— START —

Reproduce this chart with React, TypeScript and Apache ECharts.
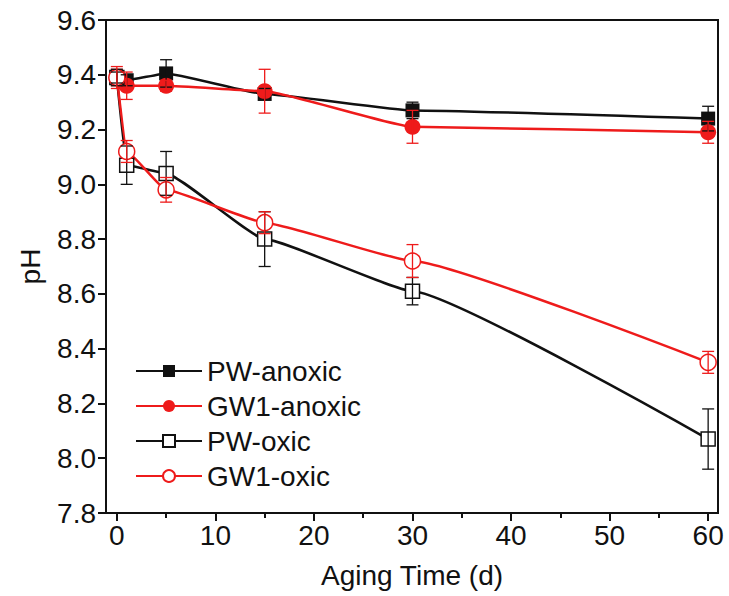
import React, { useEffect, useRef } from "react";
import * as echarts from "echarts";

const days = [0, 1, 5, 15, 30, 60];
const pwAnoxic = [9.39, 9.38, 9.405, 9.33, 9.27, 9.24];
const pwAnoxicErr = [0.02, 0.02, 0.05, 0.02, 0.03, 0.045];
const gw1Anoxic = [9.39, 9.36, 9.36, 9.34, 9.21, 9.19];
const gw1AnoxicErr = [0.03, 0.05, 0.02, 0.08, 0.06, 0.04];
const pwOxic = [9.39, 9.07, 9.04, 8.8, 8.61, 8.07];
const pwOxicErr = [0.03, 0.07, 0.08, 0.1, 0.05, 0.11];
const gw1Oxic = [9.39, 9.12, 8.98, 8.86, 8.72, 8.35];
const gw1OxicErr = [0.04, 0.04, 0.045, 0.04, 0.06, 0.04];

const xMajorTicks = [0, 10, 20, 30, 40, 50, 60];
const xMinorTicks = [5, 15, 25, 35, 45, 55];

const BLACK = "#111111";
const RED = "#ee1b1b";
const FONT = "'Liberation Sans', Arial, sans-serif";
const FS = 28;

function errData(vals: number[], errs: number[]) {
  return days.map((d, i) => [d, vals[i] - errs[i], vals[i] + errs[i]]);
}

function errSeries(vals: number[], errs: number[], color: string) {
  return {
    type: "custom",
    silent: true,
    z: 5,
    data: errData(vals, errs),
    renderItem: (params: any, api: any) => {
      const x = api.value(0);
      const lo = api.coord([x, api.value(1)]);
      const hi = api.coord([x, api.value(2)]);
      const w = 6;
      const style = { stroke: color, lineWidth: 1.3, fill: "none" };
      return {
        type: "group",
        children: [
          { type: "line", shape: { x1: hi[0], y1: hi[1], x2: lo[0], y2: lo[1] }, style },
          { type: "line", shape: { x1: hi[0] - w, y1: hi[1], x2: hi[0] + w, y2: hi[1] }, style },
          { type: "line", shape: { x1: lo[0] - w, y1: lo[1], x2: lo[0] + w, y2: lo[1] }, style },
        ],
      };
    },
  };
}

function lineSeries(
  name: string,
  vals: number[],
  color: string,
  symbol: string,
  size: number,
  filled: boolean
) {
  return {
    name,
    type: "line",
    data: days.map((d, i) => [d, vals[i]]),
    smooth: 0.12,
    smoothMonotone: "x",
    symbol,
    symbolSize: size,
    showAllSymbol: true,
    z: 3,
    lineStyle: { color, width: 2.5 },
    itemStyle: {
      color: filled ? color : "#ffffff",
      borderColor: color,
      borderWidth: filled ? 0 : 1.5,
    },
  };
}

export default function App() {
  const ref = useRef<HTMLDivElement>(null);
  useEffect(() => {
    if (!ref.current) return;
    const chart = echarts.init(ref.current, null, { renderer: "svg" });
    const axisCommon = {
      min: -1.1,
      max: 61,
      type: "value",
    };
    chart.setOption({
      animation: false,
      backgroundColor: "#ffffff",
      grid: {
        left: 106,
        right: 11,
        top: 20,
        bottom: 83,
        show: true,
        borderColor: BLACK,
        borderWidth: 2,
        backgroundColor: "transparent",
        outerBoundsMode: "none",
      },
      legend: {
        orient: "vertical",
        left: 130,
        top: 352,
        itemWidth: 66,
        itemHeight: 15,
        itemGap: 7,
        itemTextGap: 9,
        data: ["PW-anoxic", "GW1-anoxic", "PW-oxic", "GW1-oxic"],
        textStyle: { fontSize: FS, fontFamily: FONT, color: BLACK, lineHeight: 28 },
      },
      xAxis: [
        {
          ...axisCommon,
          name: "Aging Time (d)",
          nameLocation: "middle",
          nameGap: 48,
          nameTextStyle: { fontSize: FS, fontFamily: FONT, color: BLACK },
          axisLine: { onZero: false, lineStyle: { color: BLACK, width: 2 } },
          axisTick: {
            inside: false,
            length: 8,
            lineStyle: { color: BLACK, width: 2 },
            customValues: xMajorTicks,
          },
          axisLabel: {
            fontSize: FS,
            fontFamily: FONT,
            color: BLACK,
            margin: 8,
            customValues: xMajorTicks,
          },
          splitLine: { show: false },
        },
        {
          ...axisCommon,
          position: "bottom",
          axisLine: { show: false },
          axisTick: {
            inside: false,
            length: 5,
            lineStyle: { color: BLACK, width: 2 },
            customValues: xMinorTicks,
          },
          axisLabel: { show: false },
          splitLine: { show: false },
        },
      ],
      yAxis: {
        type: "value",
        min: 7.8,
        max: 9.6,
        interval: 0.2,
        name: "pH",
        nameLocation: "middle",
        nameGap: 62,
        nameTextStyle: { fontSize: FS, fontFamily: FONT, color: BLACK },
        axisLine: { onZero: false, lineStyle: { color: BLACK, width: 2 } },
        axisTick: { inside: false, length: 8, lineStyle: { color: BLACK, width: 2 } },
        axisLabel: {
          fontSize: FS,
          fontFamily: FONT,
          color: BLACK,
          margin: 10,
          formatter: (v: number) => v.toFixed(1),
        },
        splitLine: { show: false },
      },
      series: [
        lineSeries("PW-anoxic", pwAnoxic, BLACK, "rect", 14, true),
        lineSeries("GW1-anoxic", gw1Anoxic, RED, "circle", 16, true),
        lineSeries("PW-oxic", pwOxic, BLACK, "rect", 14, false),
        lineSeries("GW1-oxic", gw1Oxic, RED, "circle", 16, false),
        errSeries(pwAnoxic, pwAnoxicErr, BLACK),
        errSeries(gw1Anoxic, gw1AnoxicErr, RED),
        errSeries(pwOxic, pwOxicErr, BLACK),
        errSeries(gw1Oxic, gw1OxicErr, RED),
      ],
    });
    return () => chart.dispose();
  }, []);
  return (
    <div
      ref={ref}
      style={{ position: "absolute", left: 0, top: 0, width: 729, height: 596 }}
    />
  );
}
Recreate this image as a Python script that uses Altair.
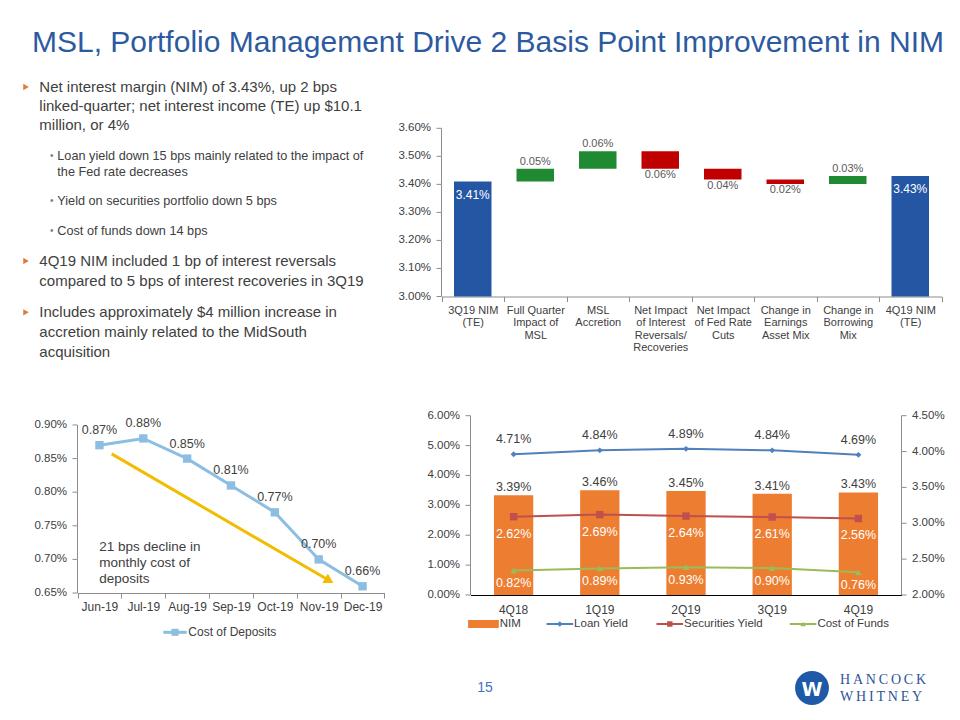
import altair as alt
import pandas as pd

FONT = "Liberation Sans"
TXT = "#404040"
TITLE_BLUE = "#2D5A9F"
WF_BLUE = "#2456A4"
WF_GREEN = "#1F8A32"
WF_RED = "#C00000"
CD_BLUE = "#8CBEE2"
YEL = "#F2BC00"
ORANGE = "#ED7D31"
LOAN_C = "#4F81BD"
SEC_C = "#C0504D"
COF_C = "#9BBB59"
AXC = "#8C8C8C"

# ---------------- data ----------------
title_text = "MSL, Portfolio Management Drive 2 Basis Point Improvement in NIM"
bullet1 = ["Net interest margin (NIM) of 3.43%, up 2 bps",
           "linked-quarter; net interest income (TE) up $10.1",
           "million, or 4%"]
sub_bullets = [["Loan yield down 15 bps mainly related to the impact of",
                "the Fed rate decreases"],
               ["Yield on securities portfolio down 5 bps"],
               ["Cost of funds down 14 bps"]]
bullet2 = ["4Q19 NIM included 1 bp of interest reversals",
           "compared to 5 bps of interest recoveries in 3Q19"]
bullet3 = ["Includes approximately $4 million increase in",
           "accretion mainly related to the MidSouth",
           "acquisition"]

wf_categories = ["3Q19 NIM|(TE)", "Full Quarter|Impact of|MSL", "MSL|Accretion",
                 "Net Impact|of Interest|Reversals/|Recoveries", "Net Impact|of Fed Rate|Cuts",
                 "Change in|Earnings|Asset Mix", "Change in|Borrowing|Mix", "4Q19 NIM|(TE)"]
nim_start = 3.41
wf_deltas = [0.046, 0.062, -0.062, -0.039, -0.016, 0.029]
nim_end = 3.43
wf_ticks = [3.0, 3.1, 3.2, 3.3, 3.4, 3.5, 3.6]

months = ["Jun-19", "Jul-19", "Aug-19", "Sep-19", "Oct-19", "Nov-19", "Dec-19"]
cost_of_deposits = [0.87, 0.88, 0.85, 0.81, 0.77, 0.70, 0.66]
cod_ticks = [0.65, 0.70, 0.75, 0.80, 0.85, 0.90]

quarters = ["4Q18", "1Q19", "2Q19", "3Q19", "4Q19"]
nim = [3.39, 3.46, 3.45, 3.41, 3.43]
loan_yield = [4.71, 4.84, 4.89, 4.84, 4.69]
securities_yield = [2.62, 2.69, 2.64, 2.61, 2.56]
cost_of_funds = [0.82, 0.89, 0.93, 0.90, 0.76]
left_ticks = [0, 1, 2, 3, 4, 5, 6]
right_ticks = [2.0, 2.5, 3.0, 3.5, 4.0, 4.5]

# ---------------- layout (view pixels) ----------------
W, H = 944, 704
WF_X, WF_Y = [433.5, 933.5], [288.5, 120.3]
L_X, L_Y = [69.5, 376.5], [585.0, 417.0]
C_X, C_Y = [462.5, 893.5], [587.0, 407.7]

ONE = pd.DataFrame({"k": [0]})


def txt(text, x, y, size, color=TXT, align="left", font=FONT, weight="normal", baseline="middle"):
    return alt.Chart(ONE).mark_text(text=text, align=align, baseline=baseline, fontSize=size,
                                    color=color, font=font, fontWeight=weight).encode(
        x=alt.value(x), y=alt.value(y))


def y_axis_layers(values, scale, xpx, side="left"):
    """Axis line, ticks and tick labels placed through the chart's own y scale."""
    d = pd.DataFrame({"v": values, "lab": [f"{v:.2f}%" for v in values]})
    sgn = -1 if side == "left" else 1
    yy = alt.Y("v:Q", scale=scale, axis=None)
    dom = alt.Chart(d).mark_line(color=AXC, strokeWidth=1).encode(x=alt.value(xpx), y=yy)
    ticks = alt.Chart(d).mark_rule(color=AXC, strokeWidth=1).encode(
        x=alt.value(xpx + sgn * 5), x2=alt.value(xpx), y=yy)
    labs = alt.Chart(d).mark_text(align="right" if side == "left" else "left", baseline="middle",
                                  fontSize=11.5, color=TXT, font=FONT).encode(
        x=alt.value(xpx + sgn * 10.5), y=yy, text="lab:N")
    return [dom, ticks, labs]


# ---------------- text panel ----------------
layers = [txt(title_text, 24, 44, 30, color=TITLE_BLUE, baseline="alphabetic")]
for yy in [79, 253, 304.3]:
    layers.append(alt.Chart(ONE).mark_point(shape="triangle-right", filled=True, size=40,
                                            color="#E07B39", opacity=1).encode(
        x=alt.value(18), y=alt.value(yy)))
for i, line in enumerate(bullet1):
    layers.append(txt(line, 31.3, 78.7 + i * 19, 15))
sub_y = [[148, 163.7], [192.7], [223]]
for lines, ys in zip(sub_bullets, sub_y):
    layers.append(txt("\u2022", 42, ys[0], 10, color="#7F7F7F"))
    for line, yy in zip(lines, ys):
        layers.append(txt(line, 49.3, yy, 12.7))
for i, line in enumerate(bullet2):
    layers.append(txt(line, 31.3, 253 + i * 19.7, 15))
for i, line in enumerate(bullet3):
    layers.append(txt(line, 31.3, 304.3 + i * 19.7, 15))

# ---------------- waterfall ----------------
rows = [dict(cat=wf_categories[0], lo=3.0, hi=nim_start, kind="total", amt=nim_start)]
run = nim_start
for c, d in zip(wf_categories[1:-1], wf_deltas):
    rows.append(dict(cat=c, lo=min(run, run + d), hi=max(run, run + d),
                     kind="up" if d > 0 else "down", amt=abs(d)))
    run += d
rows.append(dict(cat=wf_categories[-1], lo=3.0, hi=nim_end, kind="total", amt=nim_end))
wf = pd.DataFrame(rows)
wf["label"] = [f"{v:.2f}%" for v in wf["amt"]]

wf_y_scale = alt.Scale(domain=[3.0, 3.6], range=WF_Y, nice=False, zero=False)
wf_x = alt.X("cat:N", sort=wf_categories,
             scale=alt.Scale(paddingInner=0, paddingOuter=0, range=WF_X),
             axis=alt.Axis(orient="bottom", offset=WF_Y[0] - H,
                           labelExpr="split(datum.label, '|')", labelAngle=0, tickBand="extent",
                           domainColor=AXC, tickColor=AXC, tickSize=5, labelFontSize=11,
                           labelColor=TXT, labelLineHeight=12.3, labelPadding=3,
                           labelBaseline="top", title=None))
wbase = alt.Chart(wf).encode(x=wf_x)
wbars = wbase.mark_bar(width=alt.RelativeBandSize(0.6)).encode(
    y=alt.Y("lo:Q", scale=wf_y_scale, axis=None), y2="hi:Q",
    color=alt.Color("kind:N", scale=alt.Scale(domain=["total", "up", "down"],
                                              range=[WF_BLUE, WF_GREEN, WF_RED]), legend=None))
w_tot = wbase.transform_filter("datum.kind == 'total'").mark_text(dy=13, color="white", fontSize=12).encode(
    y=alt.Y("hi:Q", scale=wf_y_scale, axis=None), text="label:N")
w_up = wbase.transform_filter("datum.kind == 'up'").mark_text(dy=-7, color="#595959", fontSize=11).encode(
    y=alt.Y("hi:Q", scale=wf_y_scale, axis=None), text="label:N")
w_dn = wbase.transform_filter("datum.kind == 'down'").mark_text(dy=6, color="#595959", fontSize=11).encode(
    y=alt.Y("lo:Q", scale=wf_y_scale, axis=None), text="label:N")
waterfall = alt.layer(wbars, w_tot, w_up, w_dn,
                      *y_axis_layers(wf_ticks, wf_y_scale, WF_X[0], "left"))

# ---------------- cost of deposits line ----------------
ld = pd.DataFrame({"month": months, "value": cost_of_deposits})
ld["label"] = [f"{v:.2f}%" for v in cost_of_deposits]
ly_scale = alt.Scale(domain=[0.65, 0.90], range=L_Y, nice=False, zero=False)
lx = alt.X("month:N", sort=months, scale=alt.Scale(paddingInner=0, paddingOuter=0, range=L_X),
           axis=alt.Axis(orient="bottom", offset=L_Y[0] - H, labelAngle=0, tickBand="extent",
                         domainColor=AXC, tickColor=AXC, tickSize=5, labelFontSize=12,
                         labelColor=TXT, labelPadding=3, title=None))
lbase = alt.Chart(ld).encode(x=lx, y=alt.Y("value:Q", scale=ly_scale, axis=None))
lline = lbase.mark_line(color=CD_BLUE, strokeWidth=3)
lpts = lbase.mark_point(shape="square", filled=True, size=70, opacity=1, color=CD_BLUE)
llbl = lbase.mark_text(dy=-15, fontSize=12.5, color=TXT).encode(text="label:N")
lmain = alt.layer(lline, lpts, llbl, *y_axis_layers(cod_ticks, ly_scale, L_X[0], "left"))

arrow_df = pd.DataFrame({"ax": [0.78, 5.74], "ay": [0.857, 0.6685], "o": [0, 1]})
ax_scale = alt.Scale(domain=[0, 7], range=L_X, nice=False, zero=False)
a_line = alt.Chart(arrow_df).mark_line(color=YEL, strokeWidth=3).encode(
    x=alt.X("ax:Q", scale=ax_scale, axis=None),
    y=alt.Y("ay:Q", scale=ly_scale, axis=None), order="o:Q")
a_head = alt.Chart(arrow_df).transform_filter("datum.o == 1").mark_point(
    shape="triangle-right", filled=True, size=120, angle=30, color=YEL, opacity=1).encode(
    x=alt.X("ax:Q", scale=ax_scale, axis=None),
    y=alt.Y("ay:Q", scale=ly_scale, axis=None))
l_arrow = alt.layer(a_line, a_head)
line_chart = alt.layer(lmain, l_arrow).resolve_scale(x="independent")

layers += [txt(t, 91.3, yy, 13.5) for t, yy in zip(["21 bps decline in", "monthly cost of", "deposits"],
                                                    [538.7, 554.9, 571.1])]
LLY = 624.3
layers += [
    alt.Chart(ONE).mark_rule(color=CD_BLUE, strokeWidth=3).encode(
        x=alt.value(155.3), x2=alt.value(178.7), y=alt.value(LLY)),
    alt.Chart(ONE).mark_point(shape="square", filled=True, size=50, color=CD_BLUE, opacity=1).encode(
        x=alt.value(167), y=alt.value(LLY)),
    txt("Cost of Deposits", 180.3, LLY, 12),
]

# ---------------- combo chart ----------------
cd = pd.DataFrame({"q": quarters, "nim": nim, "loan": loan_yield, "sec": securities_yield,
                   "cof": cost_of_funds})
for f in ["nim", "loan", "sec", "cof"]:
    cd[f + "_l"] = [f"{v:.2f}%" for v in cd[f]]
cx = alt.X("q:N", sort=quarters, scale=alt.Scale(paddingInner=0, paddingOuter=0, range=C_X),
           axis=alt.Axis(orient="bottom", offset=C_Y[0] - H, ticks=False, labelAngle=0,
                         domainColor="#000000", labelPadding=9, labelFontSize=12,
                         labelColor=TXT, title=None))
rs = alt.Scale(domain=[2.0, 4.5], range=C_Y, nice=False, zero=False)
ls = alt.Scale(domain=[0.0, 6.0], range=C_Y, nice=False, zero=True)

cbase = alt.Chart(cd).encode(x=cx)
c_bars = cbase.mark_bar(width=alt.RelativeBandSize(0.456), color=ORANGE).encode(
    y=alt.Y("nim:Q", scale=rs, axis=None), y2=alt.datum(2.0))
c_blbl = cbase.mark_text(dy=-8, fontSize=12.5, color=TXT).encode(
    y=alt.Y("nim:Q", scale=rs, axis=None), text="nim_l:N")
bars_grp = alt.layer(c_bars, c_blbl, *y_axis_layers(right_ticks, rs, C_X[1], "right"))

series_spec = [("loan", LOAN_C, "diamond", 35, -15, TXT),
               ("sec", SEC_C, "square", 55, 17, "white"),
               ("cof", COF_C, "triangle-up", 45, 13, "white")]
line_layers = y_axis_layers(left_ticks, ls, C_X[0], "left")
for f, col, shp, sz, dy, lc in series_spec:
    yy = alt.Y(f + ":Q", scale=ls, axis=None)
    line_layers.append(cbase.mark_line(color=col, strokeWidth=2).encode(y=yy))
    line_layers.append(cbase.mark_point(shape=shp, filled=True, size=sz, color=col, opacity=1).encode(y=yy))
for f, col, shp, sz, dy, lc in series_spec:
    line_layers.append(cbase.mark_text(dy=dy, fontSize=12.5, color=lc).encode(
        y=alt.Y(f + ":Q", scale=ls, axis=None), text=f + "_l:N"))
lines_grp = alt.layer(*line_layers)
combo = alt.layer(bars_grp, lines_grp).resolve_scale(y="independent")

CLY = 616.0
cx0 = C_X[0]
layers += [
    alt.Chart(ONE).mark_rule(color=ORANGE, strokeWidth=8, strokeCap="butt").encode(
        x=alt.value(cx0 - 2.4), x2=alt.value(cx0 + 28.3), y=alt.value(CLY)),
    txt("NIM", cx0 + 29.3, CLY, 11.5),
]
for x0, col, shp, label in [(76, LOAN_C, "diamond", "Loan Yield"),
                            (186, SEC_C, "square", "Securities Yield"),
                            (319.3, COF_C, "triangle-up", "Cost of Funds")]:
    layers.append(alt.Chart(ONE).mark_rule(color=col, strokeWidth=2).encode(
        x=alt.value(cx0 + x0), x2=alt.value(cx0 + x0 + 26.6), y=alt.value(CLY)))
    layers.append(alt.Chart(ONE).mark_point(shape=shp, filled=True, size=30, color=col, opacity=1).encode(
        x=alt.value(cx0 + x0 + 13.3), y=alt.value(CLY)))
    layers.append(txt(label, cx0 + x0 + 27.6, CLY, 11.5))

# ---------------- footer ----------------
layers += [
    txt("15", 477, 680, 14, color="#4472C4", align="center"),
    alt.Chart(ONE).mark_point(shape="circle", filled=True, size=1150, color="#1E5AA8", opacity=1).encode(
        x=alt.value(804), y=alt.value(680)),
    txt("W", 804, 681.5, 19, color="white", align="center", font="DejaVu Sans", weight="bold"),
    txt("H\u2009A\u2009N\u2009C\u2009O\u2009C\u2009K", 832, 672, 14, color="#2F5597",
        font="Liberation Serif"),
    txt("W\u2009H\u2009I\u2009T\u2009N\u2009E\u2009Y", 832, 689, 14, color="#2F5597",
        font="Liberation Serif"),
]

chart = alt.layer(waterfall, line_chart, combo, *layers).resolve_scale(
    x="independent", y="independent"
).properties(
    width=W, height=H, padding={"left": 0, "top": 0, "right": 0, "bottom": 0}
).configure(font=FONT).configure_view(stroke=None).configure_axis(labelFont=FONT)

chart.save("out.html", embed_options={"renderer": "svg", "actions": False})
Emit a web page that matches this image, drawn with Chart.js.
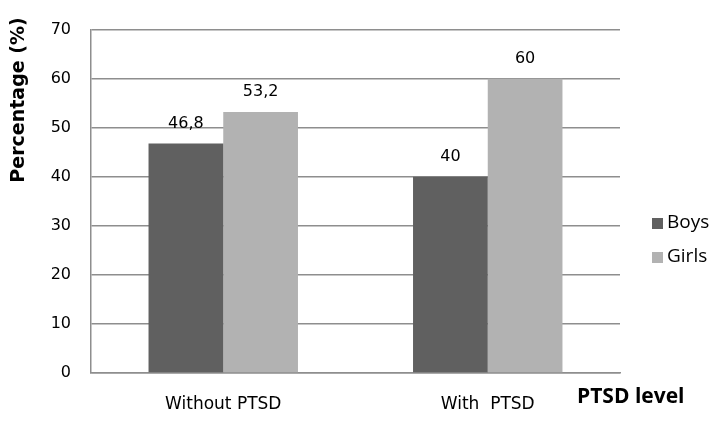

— END —

→ **THE EXERCISE**: Reproduce the records word for word, please, from their first line up to and including the line that contains "import * as", but no pictures.

→ **OUTPUT FOR THIS EXERCISE**:
Reproduce this chart with React, TypeScript and Apache ECharts.
import React, { useEffect, useRef } from "react";
import * as echarts from "echarts";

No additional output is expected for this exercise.